Consider the complex algebraic torus $(\mathbb{C}^*)^n$ where $\mathbb{C}^*$ stands for $\mathbb{C} \setminus \{0\}$. Fix a finite set of lattice points $A = \{\alpha_0, \ldots, \alpha_r\} \subset \mathbb{Z}^n$ and define the map $$\phi_A: (\mathbb{C}^*)^n \to \mathbb{C}\mathbb{P}^r,$$ by $x \mapsto (x^{\alpha_0}:\cdots:x^{\alpha_r})$. Let us assume that $\phi_A$ is an embedding and equip the torus $(\mathbb{C}^*)^n$ with the Kahler form $\omega_A = \phi_A^*(\omega_{FS})$ which is the pull-back, via $\phi_A$, of the standard Kahler form (the Fubini-Study form) on the projective space $\mathbb{C}\mathbb{P}^r$.

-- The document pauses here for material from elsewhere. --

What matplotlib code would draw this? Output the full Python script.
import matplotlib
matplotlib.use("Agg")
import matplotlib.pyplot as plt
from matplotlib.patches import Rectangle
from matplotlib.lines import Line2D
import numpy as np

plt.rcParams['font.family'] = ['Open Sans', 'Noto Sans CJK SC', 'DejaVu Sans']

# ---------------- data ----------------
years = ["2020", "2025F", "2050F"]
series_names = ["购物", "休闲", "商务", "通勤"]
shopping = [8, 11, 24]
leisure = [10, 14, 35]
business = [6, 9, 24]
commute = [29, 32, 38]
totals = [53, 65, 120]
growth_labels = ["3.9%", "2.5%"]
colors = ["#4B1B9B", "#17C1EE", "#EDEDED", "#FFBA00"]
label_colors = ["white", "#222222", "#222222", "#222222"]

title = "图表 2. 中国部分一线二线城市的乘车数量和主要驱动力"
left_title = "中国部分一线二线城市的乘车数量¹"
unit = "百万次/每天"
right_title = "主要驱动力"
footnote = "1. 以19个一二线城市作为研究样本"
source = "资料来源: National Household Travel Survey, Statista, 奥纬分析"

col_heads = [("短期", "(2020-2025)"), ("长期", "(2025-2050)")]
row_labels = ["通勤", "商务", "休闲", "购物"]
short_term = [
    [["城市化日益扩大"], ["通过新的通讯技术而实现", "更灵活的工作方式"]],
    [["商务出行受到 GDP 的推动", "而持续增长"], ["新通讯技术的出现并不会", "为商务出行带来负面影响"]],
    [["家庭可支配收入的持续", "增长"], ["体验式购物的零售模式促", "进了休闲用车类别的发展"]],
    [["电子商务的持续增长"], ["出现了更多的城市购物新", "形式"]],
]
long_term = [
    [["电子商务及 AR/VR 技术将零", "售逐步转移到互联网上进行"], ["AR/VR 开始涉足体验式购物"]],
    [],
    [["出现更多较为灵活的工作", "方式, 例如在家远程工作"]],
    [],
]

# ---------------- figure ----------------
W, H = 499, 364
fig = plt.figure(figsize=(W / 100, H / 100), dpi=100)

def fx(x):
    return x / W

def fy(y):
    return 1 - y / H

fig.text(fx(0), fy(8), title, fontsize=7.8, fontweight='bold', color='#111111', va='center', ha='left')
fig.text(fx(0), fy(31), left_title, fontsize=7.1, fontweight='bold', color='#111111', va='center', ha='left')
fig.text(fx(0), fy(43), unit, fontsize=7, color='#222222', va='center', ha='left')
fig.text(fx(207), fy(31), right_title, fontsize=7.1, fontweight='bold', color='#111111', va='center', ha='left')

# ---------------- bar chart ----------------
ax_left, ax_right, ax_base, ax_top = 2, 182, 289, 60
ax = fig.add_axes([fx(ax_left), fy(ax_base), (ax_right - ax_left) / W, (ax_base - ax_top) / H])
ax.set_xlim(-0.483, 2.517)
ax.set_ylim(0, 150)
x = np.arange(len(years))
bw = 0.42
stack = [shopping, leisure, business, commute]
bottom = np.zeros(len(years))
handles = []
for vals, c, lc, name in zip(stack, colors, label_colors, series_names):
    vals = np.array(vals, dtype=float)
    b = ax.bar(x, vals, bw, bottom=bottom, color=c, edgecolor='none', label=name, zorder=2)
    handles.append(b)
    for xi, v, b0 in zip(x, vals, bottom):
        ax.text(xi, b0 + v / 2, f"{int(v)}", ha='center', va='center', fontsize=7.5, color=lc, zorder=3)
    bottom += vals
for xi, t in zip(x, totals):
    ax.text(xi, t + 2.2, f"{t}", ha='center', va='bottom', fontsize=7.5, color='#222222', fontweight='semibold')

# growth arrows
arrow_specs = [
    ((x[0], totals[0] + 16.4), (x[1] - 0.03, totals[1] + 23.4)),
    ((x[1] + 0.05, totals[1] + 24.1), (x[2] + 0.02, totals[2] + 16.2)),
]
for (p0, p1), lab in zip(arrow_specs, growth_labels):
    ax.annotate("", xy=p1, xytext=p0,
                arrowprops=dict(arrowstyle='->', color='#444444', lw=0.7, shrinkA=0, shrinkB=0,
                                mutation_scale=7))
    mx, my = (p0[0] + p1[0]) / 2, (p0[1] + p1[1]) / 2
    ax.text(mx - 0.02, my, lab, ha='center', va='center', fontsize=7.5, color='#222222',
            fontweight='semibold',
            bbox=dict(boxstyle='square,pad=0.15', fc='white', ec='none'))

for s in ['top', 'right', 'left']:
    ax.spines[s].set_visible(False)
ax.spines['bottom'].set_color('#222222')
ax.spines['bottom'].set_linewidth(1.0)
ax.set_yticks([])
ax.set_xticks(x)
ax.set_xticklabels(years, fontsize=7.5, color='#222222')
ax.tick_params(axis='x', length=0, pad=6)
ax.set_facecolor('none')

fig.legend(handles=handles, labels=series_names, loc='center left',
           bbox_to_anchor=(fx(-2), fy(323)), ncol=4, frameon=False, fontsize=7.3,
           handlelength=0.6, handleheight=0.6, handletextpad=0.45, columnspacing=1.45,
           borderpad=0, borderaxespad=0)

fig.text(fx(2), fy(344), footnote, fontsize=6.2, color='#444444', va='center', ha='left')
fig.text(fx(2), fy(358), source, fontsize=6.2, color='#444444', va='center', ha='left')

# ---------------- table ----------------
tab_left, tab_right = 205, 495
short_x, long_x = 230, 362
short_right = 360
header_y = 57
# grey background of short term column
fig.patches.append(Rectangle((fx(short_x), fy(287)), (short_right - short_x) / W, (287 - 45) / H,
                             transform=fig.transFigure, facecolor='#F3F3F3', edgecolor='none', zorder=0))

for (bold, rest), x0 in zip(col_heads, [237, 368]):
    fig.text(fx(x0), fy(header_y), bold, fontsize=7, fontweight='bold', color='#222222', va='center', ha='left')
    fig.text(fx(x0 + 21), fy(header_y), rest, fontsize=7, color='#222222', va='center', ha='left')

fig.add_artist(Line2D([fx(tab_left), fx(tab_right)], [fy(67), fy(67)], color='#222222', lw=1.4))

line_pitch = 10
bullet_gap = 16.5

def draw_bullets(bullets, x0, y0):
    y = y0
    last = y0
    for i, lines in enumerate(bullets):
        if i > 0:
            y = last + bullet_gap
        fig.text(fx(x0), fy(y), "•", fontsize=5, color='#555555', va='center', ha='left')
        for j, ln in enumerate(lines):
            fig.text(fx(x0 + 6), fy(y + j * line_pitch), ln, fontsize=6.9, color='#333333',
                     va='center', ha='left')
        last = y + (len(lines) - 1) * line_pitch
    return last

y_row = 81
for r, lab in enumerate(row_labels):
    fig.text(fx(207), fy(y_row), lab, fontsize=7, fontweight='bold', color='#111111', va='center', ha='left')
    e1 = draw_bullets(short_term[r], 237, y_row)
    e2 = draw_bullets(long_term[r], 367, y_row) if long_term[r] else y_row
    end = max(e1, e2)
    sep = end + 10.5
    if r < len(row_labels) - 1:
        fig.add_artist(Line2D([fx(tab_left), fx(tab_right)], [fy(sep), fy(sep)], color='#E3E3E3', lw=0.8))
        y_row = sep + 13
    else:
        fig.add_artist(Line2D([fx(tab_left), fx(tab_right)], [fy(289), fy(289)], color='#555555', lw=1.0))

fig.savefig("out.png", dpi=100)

We regard $((\mathbb{C}^*)^n, \omega_A)$ as a symplectic manifold. The compact torus $(S^1)^n$ acts on $(\mathbb{C}^*)^n$ in a Hamiltonian fashion and the image of its moment map is the interior of the convex hull of the finite set $A$.

Two important notions of capacity for a symplectic manifold are the Gromov width and the Hofer-Zehnder capacity. One can give estimates for the Gromov width of $((\mathbb{C}^*)^n, \omega_A)$ in terms of the moment polytope, i.e. the convex hull of $A$.

My question is: are there any estimates known for the Hofer-Zehnder capacity of $((\mathbb{C}^*)^n, \omega_A)$ in terms of the finite set $A$ or its convex hull?

Any statement in this regard would be interesting.